Future of Rust MIR and Potential Improvements
As Rust continues to evolve, so too does the Rust compiler and its intermediate representations. The Rust community has been working on enhancing the MIR stage to provide even more opportunities for optimization, as well as to improve the overall safety and performance of the compiled code.
Some areas where improvements are expected include:
- Better support for multi-threaded programs: While Rust already has excellent concurrency support, there is always room for further optimizing code for parallel execution. MIR’s role in concurrency analysis may see enhancements, allowing the Rust compiler to produce even more efficient code for multi-threaded environments.

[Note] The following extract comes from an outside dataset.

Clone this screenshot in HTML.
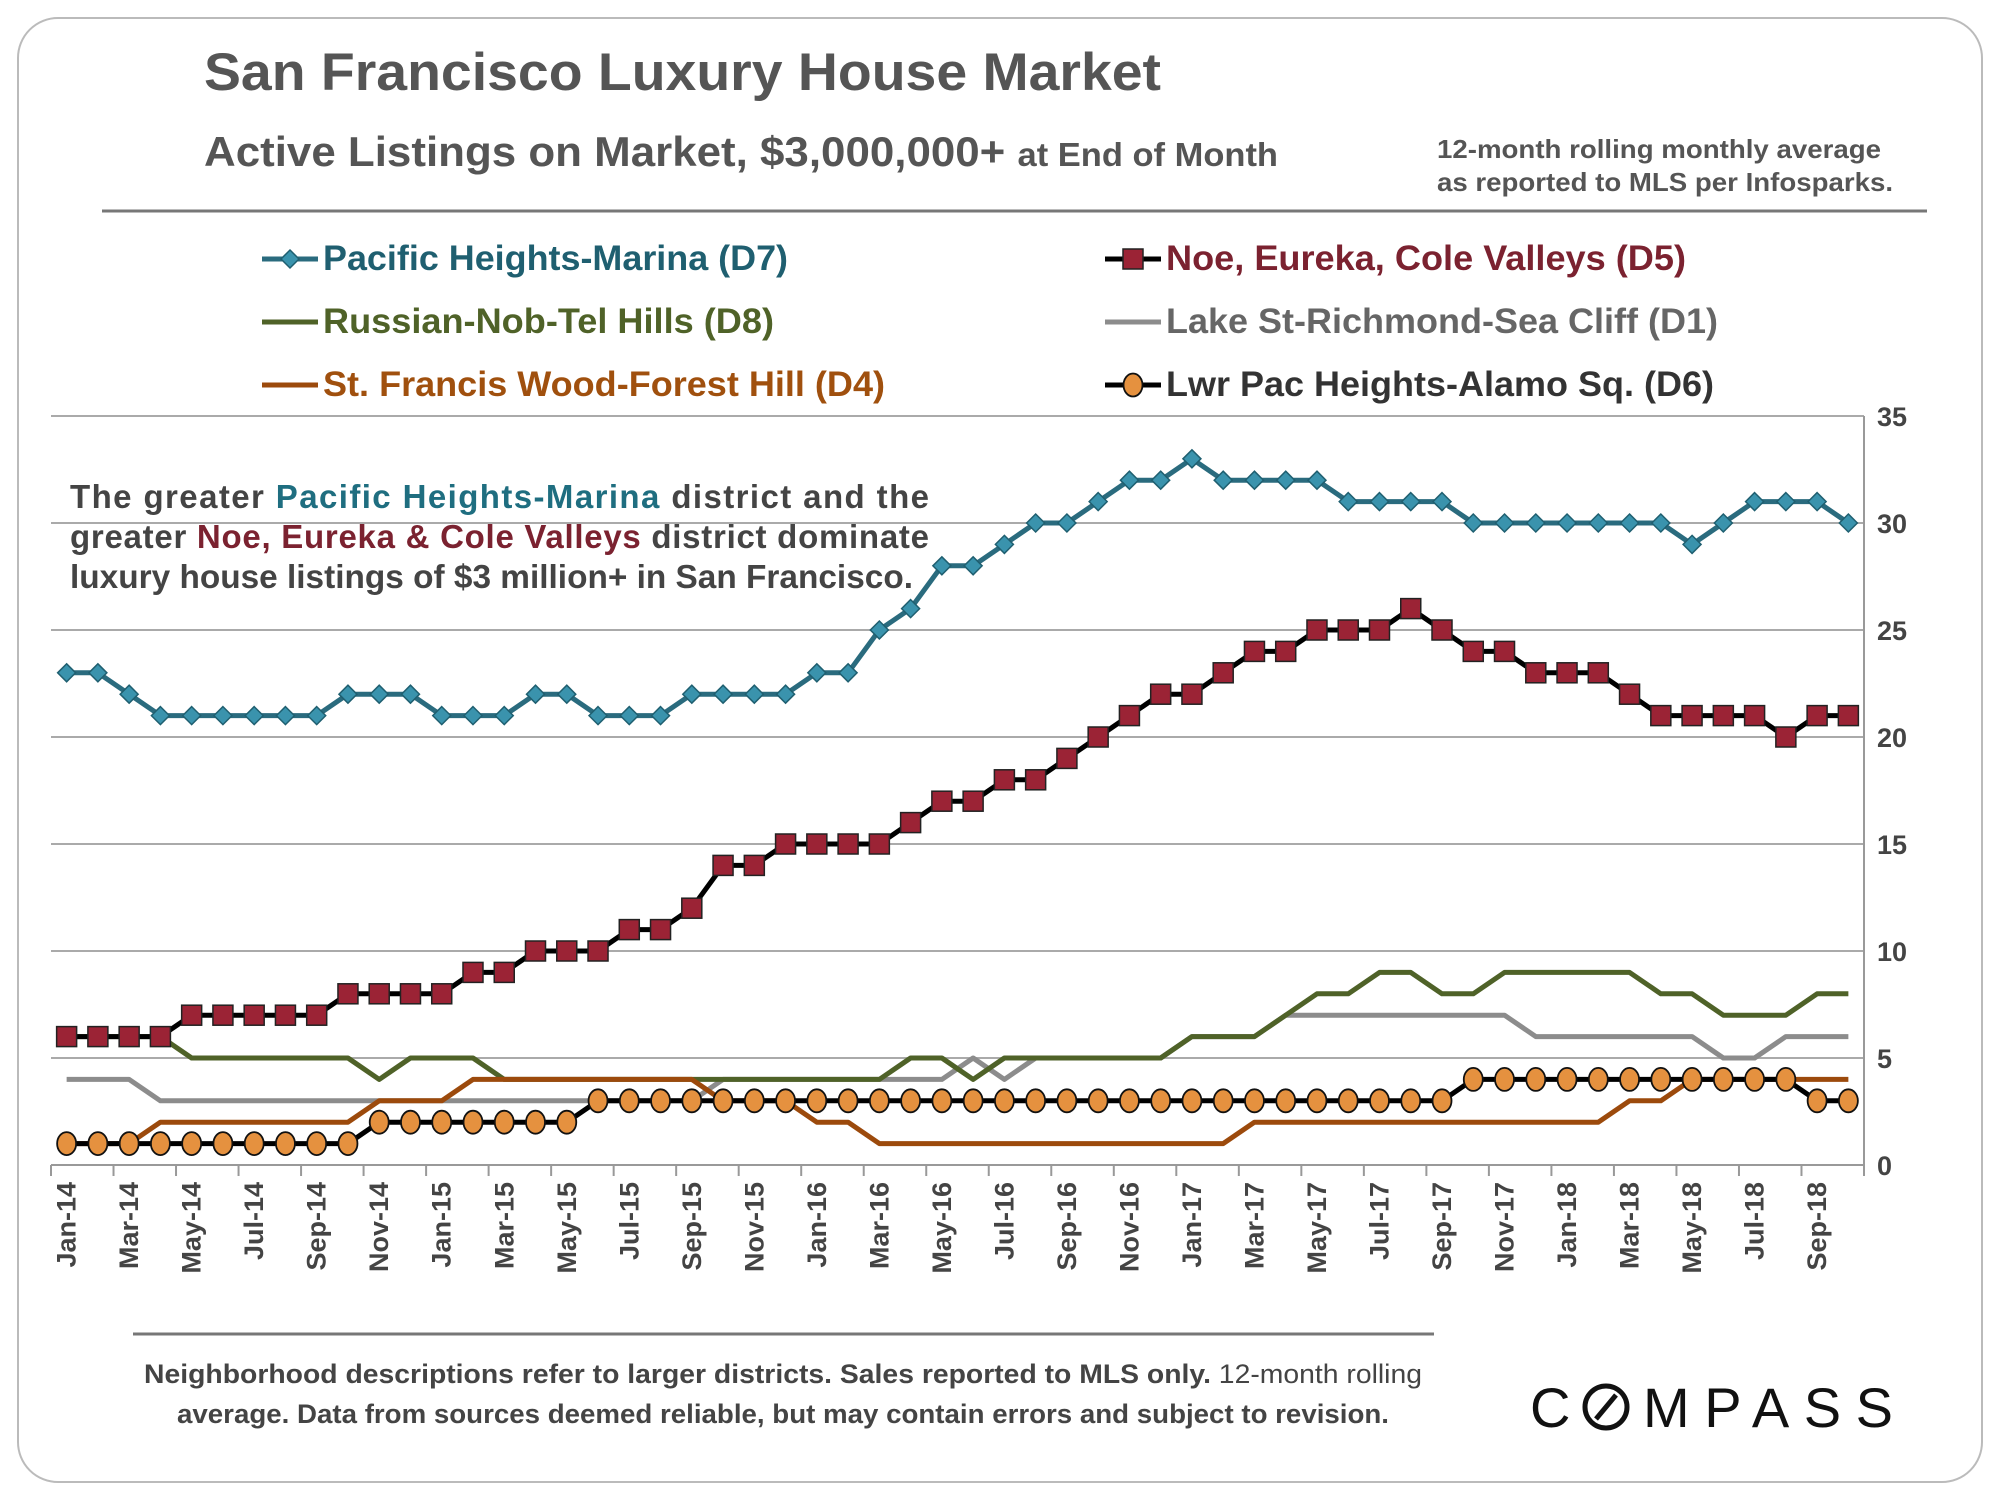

- More aggressive optimizations: The Rust compiler team is constantly working to improve the efficiency of the generated machine code. Further optimizations at the MIR stage could result in even better performance for Rust programs, particularly in the areas of memory usage and CPU-bound tasks.
Conclusion
Rust’s Mid-Level Intermediate Representation (MIR) is a powerful tool in the Rust compiler’s toolbox, providing a low-level, easy-to-analyze representation of the code. It helps facilitate Rust’s memory safety guarantees, optimizations, and overall performance. Through MIR, Rust’s compiler can ensure that code adheres to its strict ownership and borrowing rules while also taking advantage of a range of optimization techniques that improve runtime efficiency.
By bridging the gap between high-level source code and low-level machine code, MIR enables Rust to achieve its ambitious goals of safety, speed, and concurrency. As Rust’s ecosystem continues to grow, MIR will likely remain an essential component of the language’s toolchain, ensuring that developers can write safe and efficient code.